I'm trying to get Google docs to strip stuff from web pages using importxml.
I'm getting a parse error for this :
=importxml("http://www.telegraph.co.uk/", "//div")
As well as reporting the parse error it adds a spurious closing quotes and bracket like so :
=importxml("http://www.telegraph.co.uk/", "//div")")
Any ideas ?
I don't think it's a parsing error, i think G just doesn't allow SERPS to be used as a URL argument to XPATH ? (i was using a results page, not the telegraph site).
Narrowed it down to a double quote problem, XPATH can't escape them.
I'm new to scraping, very interesting stuff going on with G docs, Python etc, doing stuff programmatically.
If anyone has any pointers (coding pun intended!) please tell :)

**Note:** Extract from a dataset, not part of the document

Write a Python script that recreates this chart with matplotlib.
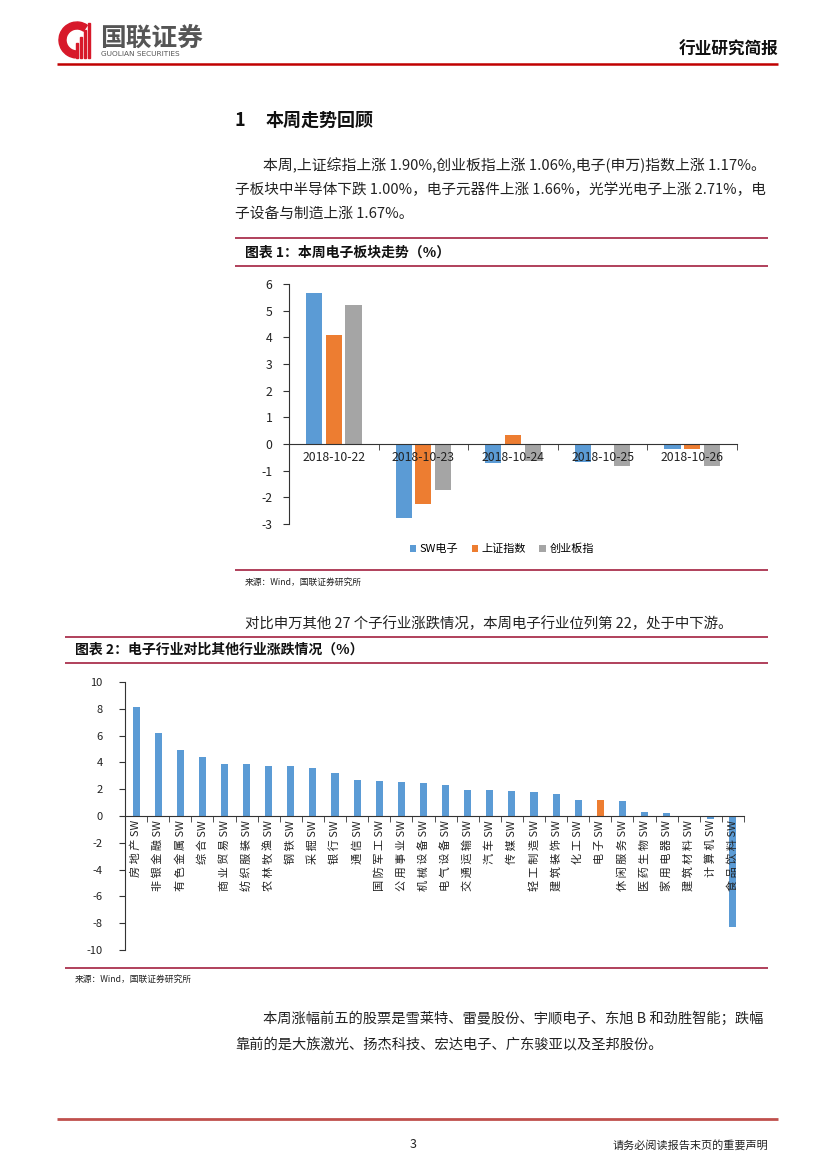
import matplotlib
matplotlib.use('Agg')
import matplotlib.pyplot as plt
from matplotlib.patches import Wedge, Rectangle
import numpy as np

plt.rcParams['font.family'] = ['Noto Sans CJK SC', 'DejaVu Sans']
plt.rcParams['axes.unicode_minus'] = False

# chart 1 data: daily change (%)
dates = ['2018-10-22', '2018-10-23', '2018-10-24', '2018-10-25', '2018-10-26']
sw_dianzi = [5.68, -2.79, -0.70, -0.69, -0.17]
shangzheng = [4.09, -2.26, 0.34, -0.01, -0.18]
chuangye = [5.21, -1.74, -0.62, -0.81, -0.81]
series_names = ['SW电子', '上证指数', '创业板指']

# chart 2 data: weekly change by SW industry (%)
industries = ['房地产', '非银金融', '有色金属', '综合', '商业贸易', '纺织服装', '农林牧渔',
              '钢铁', '采掘', '银行', '通信', '国防军工', '公用事业', '机械设备',
              '电气设备', '交通运输', '汽车', '传媒', '轻工制造', '建筑装饰', '化工',
              '电子', '休闲服务', '医药生物', '家用电器', '建筑材料', '计算机', '食品饮料']
ind_change = [8.11, 6.19, 4.95, 4.40, 3.91, 3.86, 3.73, 3.72, 3.58, 3.23, 2.69, 2.61,
              2.54, 2.49, 2.31, 1.97, 1.92, 1.89, 1.82, 1.67, 1.22, 1.17, 1.14, 0.27,
              0.22, -0.04, -0.25, -8.27]

BLUE = '#5B9BD5'
ORANGE = '#ED7D31'
GREY = '#A5A5A5'
RED = '#C00000'
MAROON = '#A3203F'
TXT = '#222222'

W, H = 827, 1169
fig = plt.figure(figsize=(W / 100, H / 100), dpi=100)

# page overlay in pixel coordinates
page = fig.add_axes([0, 0, 1, 1])
page.set_xlim(0, W)
page.set_ylim(H, 0)
page.axis('off')
page.set_zorder(0)


def rect(l, t, r, b):
    return [l / W, 1 - b / H, (r - l) / W, (b - t) / H]


def hline(y, x0, x1, color=MAROON, lw=1.2):
    page.plot([x0, x1], [y, y], color=color, lw=lw, solid_capstyle='butt')


# header / logo
page.add_patch(Wedge((77, 40), 18, 95, 305, width=7, color='#D7192A'))
for x, h in [(76, 15), (80, 21), (84, 28), (88, 35)]:
    page.add_patch(Rectangle((x, 58 - h), 2.3, h, color='#D7192A'))
page.text(100, 38, '国联证券', fontsize=18.5, fontweight='bold', color='#555555', va='center')
page.text(101, 54, 'GUOLIAN SECURITIES', fontsize=5.3, color='#555555', va='center',
          family='DejaVu Sans')
page.text(778, 50, '行业研究简报', fontsize=12, fontweight='bold', color='#111111',
          ha='right', va='center')
hline(64, 57, 778, color=RED, lw=1.8)

# section 1 text
page.text(235, 120, '1', fontsize=13, fontweight='bold', color='#111111', va='center')
page.text(266, 120, '本周走势回顾', fontsize=13, fontweight='bold', color='#111111', va='center')
fs = 10.6
page.text(263, 165, '本周,上证综指上涨 1.90%,创业板指上涨 1.06%,电子(申万)指数上涨 1.17%。',
          fontsize=10.7, color=TXT, va='center')
page.text(235, 190, '子板块中半导体下跌 1.00%，电子元器件上涨 1.66%，光学光电子上涨 2.71%，电',
          fontsize=10.5, color=TXT, va='center')
page.text(235, 214, '子设备与制造上涨 1.67%。', fontsize=fs, color=TXT, va='center')

# chart 1 frame
hline(238, 235, 768)
hline(266, 235, 768)
hline(570, 235, 768)
page.text(245, 253, '图表 1：本周电子板块走势（%）', fontsize=10, fontweight='bold',
          color='#111111', va='center')
page.text(245, 582, '来源：Wind，国联证券研究所', fontsize=6.3, color=TXT, va='center')

page.text(245, 624, '对比申万其他 27 个子行业涨跌情况，本周电子行业位列第 22，处于中下游。',
          fontsize=10.4, color=TXT, va='center')

# chart 2 frame
hline(637, 65, 768)
hline(663, 65, 768)
hline(968, 65, 768)
page.text(75, 650, '图表 2：电子行业对比其他行业涨跌情况（%）', fontsize=10, fontweight='bold',
          color='#111111', va='center')
page.text(75, 979, '来源：Wind，国联证券研究所', fontsize=6.3, color=TXT, va='center')

page.text(263, 1019, '本周涨幅前五的股票是雪莱特、雷曼股份、宇顺电子、东旭 B 和劲胜智能；跌幅',
          fontsize=10.25, color=TXT, va='center')
page.text(235, 1044, '靠前的是大族激光、扬杰科技、宏达电子、广东骏亚以及圣邦股份。',
          fontsize=10.25, color=TXT, va='center')

# footer
hline(1119, 57, 778, color='#C0504D', lw=2)
page.text(413, 1145, '3', fontsize=9, color=TXT, ha='center', va='center')
page.text(768, 1145, '请务必阅读报告末页的重要声明', fontsize=8, color=TXT, ha='right', va='center')

# ---- chart 1 ----
ax1 = fig.add_axes(rect(289, 284, 737, 524))
ax1.set_facecolor('none')
x = np.arange(len(dates))
bw = 0.18
step = 0.22
ax1.bar(x - step, sw_dianzi, bw, color=BLUE, label=series_names[0], zorder=1)
ax1.bar(x, shangzheng, bw, color=ORANGE, label=series_names[1], zorder=1)
ax1.bar(x + step, chuangye, bw, color=GREY, label=series_names[2], zorder=1)
ax1.set_xlim(-0.5, len(dates) - 0.5)
ax1.set_ylim(-3, 6)
ax1.set_yticks(range(-3, 7))
ax1.spines['top'].set_visible(False)
ax1.spines['right'].set_visible(False)
ax1.spines['bottom'].set_position(('data', 0))
ax1.spines['bottom'].set_color('#333333')
ax1.spines['left'].set_color('#333333')
ax1.set_xticks(x)
ax1.set_xticklabels(dates)
ax1.set_xticks(np.arange(-0.5, len(dates)), minor=True)
ax1.tick_params(axis='x', which='major', length=0, pad=5, labelsize=8.8, labelcolor=TXT)
ax1.tick_params(axis='x', which='minor', length=4, direction='out', color='#333333')
ax1.tick_params(axis='y', length=4, direction='out', labelsize=8.8, labelcolor=TXT,
                color='#333333', pad=8)
ax1.legend(loc='center', bbox_to_anchor=(0.475, -0.104), ncol=3, frameon=False,
           handlelength=0.6, handleheight=0.6, handletextpad=0.3, columnspacing=1.2,
           fontsize=8)

# ---- chart 2 ----
ax2 = fig.add_axes(rect(125, 682, 744, 950))
ax2.set_facecolor('none')
x2 = np.arange(len(industries))
colors = [ORANGE if n == '电子' else BLUE for n in industries]
ax2.bar(x2, ind_change, 0.32, color=colors, zorder=1)
ax2.set_xlim(-0.5, len(industries) - 0.5)
ax2.set_ylim(-10, 10)
ax2.set_yticks(range(-10, 11, 2))
ax2.spines['top'].set_visible(False)
ax2.spines['right'].set_visible(False)
ax2.spines['bottom'].set_position(('data', 0))
ax2.spines['bottom'].set_color('#333333')
ax2.spines['left'].set_color('#333333')
ax2.set_xticks(x2)
# the original font spaces the characters out
ax2.set_xticklabels([' '.join(n) + ' SW' for n in industries], rotation=90, va='top',
                    ha='center')
ax2.set_xticks(np.arange(-0.5, len(industries)), minor=True)
ax2.tick_params(axis='x', which='major', length=0, pad=3, labelsize=8, labelcolor=TXT)
ax2.tick_params(axis='x', which='minor', length=4, direction='out', color='#333333')
ax2.tick_params(axis='y', length=4, direction='out', labelsize=8, labelcolor=TXT,
                color='#333333', pad=12)

fig.savefig('out.png', dpi=100)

>>Narrowed it down to a double quote problem
That's good to hear!
importXML and importHTML were broken for quite a while. When Google launched the "new" Google Sheets, they quit working or would work intermittently.
I got away from it for a while and just the other day reloaded one of my spreadsheets that was completely broken and was surprised to see it with January 2016 data (most recent available in this case). I don't know when they finally fixed or if it is reliably fixed, but in the past it would come and go, making it incredibly aggravating to troubleshoot.
That does sound aggravating!